**Written request:** Locate the string "this" throughout the material and copy every line in which it occurs.

**Data extract:**
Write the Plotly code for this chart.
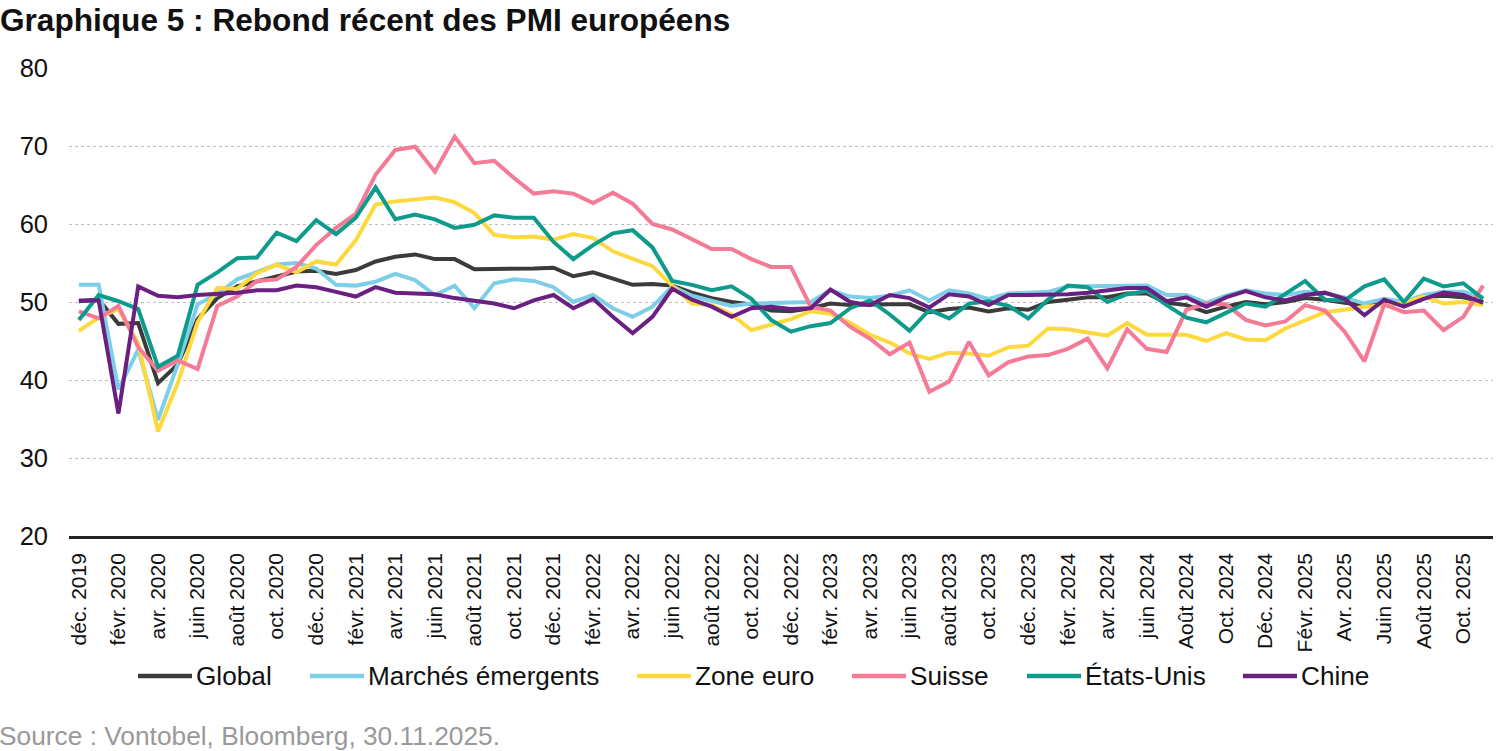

==

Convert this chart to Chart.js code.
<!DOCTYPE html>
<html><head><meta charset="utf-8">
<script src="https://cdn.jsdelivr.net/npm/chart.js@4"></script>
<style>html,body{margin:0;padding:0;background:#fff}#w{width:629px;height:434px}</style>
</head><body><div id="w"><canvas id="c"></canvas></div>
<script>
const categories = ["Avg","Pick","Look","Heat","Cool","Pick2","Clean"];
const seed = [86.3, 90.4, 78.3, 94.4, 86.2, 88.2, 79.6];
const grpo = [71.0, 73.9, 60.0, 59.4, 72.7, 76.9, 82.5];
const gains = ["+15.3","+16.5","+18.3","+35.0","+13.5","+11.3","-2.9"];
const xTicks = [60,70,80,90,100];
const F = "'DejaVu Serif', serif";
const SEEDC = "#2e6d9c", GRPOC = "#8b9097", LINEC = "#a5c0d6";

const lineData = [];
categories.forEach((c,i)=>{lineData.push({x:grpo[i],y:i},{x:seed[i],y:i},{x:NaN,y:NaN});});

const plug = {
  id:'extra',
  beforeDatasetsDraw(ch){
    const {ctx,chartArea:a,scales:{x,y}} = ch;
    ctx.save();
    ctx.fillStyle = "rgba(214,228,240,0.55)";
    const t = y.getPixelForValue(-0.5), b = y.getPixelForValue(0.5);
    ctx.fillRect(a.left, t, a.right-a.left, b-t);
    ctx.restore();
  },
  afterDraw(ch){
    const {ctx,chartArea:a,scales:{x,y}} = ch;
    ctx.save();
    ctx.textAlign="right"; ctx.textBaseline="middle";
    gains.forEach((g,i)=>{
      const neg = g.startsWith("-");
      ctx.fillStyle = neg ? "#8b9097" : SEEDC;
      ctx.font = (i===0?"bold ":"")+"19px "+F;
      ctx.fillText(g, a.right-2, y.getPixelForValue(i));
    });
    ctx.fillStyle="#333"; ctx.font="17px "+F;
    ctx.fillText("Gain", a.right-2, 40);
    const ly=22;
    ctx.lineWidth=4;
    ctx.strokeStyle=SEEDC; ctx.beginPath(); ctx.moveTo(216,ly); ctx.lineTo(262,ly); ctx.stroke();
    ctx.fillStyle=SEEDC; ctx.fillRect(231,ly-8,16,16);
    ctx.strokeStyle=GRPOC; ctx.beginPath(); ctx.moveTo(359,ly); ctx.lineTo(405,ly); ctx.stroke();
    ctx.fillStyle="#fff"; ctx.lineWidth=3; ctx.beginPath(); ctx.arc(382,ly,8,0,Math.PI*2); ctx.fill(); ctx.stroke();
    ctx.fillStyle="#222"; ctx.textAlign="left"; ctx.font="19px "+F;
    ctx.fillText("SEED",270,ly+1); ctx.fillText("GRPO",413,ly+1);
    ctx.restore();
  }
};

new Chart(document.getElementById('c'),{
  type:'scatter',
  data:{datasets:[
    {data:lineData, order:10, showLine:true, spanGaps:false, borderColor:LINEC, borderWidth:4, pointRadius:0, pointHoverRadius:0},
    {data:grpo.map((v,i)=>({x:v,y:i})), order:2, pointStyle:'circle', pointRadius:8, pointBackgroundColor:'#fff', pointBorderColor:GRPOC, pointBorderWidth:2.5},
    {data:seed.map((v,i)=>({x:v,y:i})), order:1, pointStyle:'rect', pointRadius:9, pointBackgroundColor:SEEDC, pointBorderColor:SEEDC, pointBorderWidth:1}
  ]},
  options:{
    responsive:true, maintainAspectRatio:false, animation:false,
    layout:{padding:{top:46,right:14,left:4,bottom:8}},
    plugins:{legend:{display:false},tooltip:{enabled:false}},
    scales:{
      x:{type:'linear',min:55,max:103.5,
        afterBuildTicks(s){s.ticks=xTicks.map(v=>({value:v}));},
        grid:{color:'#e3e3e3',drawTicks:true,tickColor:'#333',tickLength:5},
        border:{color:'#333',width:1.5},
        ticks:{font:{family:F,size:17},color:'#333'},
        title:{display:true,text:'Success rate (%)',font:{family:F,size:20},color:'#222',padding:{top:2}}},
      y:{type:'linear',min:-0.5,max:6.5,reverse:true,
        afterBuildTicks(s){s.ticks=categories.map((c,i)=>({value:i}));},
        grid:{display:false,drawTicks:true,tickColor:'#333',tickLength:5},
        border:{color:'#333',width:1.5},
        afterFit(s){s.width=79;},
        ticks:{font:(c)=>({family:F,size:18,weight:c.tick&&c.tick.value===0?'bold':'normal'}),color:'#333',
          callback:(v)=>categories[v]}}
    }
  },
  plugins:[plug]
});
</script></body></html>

**Reply:**
Write the Plotly code for this chart.
Convert this chart to Chart.js code.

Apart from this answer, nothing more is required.